- [Work required] Return the line containing "Write the matplotlib code for this chart.", the line containing "y_ticks = [1.0, 0.5, 0.0, -0.5, -1.0, -1.5]", and every line between them, exactly as they stand. Output nothing else.

- [Records supplied]
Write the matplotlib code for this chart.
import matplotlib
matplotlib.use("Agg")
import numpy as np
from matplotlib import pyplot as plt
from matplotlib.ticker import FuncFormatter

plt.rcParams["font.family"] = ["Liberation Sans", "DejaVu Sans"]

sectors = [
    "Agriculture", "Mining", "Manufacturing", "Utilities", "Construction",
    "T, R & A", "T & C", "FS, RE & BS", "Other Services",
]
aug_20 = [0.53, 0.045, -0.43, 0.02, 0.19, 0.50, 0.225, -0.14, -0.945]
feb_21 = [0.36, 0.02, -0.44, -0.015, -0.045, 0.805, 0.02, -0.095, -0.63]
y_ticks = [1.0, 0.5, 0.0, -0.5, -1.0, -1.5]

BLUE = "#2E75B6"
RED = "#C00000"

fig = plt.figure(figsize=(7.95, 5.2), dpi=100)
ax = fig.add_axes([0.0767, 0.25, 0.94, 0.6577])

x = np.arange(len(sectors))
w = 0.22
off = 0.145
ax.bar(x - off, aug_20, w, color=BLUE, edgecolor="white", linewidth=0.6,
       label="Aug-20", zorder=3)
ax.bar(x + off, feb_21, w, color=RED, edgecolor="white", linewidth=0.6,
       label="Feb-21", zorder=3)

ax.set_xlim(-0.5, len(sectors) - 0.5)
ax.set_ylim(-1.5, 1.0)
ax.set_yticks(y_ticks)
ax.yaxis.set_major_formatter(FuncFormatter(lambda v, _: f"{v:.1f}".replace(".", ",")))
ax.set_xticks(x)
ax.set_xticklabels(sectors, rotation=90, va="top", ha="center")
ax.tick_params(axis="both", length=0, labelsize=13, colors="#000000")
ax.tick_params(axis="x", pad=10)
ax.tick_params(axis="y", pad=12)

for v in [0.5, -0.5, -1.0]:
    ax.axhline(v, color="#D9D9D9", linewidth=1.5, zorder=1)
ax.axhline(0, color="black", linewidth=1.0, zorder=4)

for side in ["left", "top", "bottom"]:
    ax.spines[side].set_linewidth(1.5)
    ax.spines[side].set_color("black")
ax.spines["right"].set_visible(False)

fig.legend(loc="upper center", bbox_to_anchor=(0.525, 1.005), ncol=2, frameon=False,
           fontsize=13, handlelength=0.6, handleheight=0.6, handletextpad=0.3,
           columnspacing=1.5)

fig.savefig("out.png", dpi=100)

* * *

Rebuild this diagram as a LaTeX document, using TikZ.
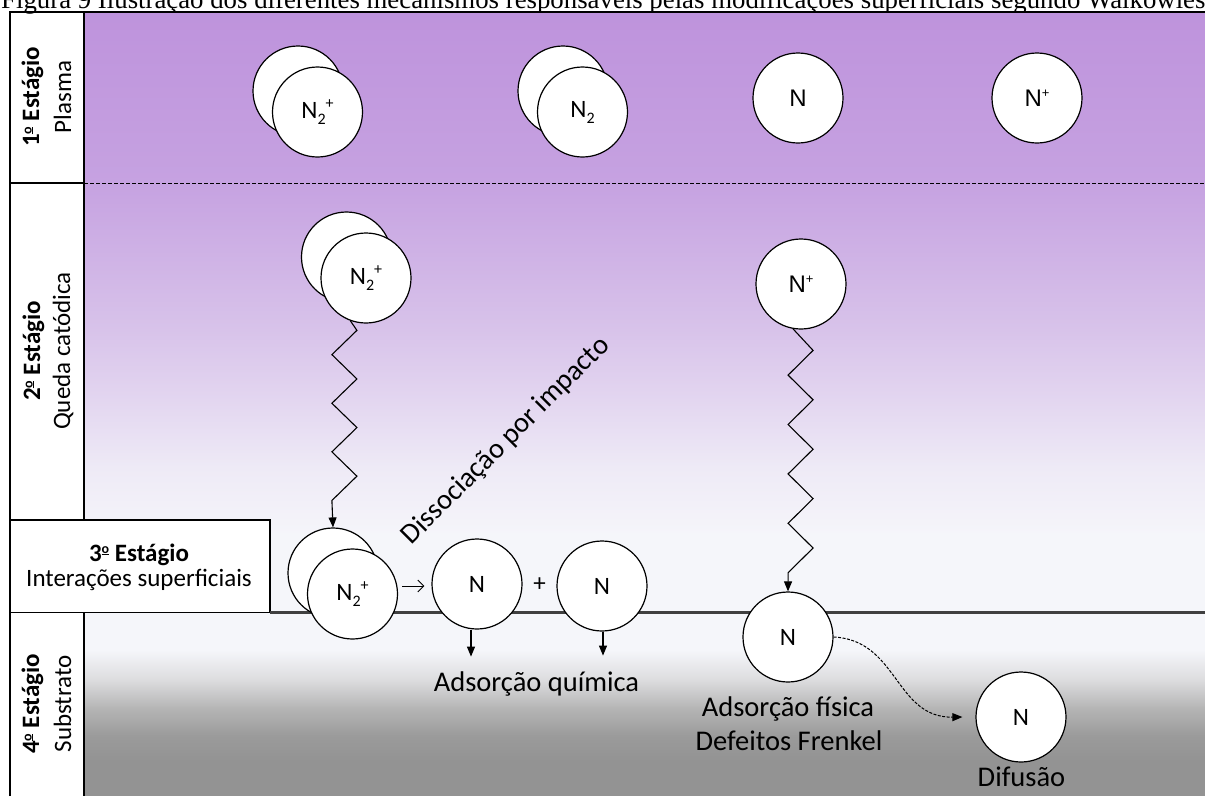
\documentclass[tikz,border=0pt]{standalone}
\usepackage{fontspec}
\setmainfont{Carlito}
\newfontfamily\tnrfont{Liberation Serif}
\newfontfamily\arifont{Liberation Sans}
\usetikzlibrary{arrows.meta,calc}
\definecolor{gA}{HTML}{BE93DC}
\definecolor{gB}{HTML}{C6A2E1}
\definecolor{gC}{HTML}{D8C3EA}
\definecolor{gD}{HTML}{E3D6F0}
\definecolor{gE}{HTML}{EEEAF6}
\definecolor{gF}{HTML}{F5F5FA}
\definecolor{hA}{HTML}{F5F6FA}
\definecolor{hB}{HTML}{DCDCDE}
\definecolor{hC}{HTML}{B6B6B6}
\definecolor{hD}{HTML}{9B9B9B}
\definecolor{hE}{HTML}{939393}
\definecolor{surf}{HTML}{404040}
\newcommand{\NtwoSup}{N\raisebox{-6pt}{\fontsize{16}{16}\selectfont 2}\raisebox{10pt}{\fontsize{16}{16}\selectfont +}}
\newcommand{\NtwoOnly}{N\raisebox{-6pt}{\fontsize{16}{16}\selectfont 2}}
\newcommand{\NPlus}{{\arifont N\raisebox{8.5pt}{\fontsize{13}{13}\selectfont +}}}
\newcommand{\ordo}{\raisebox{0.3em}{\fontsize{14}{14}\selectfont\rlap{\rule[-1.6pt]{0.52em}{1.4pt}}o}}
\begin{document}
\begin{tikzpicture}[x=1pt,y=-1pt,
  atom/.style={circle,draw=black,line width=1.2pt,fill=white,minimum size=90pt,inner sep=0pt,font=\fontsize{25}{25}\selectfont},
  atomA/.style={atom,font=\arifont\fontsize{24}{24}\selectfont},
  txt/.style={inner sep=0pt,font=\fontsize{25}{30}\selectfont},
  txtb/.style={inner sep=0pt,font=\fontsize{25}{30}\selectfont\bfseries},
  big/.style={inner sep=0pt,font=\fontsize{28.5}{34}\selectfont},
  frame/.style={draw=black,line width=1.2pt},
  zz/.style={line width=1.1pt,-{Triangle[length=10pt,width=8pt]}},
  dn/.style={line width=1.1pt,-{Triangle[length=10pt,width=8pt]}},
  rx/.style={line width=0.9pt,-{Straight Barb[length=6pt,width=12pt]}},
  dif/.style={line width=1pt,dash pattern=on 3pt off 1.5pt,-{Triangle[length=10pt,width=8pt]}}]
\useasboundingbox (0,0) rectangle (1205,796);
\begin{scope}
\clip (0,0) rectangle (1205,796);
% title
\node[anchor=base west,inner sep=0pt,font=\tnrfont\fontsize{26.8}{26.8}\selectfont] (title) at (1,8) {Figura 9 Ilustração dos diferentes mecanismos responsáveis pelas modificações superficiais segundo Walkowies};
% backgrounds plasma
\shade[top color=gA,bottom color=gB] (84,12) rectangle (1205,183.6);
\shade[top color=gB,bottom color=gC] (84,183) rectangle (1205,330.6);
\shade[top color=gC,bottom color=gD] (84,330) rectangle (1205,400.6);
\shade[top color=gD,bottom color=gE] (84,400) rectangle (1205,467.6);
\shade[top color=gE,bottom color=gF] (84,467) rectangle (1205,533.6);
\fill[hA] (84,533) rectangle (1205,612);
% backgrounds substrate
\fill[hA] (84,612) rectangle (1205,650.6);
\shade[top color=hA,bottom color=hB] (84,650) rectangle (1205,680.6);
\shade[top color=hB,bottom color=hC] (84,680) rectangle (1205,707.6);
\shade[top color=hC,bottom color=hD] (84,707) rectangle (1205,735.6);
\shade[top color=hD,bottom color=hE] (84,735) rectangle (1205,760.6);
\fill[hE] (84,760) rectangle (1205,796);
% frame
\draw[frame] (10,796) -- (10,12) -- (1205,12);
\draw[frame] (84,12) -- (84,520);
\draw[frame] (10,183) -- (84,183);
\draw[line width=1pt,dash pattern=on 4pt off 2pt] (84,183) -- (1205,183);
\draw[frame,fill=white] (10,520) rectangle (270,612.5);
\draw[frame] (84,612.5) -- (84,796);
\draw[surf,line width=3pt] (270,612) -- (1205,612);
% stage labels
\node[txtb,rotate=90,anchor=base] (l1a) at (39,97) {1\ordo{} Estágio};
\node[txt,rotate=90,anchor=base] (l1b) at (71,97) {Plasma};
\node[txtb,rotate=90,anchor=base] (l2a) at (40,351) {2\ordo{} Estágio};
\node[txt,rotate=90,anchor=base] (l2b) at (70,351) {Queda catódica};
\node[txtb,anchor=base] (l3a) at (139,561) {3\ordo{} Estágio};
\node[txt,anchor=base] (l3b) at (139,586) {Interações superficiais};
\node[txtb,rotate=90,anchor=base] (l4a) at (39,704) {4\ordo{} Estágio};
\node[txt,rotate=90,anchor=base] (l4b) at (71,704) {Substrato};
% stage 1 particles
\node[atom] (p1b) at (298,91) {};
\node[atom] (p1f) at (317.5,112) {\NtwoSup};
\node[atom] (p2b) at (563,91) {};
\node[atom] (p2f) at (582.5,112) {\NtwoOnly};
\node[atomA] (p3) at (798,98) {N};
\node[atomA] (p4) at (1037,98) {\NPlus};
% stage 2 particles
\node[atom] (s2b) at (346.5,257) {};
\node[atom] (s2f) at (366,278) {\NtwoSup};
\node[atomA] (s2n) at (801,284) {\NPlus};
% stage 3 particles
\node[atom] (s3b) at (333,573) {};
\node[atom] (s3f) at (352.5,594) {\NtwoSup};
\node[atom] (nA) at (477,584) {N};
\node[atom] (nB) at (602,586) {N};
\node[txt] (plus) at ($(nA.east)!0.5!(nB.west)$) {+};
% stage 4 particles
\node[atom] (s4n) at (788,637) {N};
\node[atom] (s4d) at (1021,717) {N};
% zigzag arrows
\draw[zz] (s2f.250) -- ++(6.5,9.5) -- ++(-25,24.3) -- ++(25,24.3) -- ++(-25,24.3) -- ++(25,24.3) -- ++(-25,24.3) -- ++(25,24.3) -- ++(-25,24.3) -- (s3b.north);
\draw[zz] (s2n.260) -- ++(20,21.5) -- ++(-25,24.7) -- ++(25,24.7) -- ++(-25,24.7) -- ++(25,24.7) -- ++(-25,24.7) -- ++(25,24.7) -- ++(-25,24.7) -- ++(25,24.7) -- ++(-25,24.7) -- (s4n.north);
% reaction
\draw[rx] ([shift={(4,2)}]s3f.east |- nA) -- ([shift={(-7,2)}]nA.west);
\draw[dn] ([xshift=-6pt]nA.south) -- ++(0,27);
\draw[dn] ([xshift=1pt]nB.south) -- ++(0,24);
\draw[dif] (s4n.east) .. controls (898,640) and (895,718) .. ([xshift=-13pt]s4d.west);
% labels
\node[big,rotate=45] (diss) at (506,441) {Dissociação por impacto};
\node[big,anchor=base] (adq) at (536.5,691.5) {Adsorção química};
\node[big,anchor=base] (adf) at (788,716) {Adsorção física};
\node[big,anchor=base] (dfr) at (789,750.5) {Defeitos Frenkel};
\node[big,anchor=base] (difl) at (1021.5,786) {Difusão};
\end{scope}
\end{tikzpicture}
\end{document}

* * *

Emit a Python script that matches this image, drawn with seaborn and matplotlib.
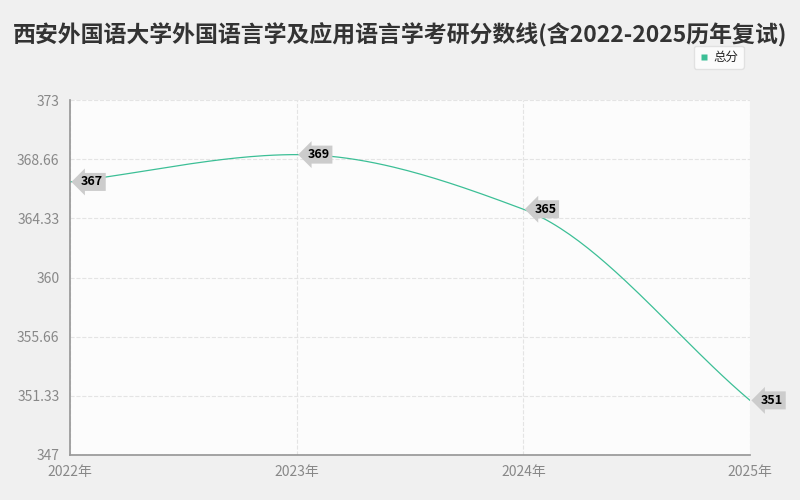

- [Correct answer]
Write the matplotlib code for this chart.
import matplotlib
matplotlib.use("Agg")
import numpy as np
from matplotlib import pyplot as plt
from matplotlib.ticker import FuncFormatter

plt.rcParams["font.family"] = ["Liberation Sans", "DejaVu Sans"]

sectors = [
    "Agriculture", "Mining", "Manufacturing", "Utilities", "Construction",
    "T, R & A", "T & C", "FS, RE & BS", "Other Services",
]
aug_20 = [0.53, 0.045, -0.43, 0.02, 0.19, 0.50, 0.225, -0.14, -0.945]
feb_21 = [0.36, 0.02, -0.44, -0.015, -0.045, 0.805, 0.02, -0.095, -0.63]
y_ticks = [1.0, 0.5, 0.0, -0.5, -1.0, -1.5]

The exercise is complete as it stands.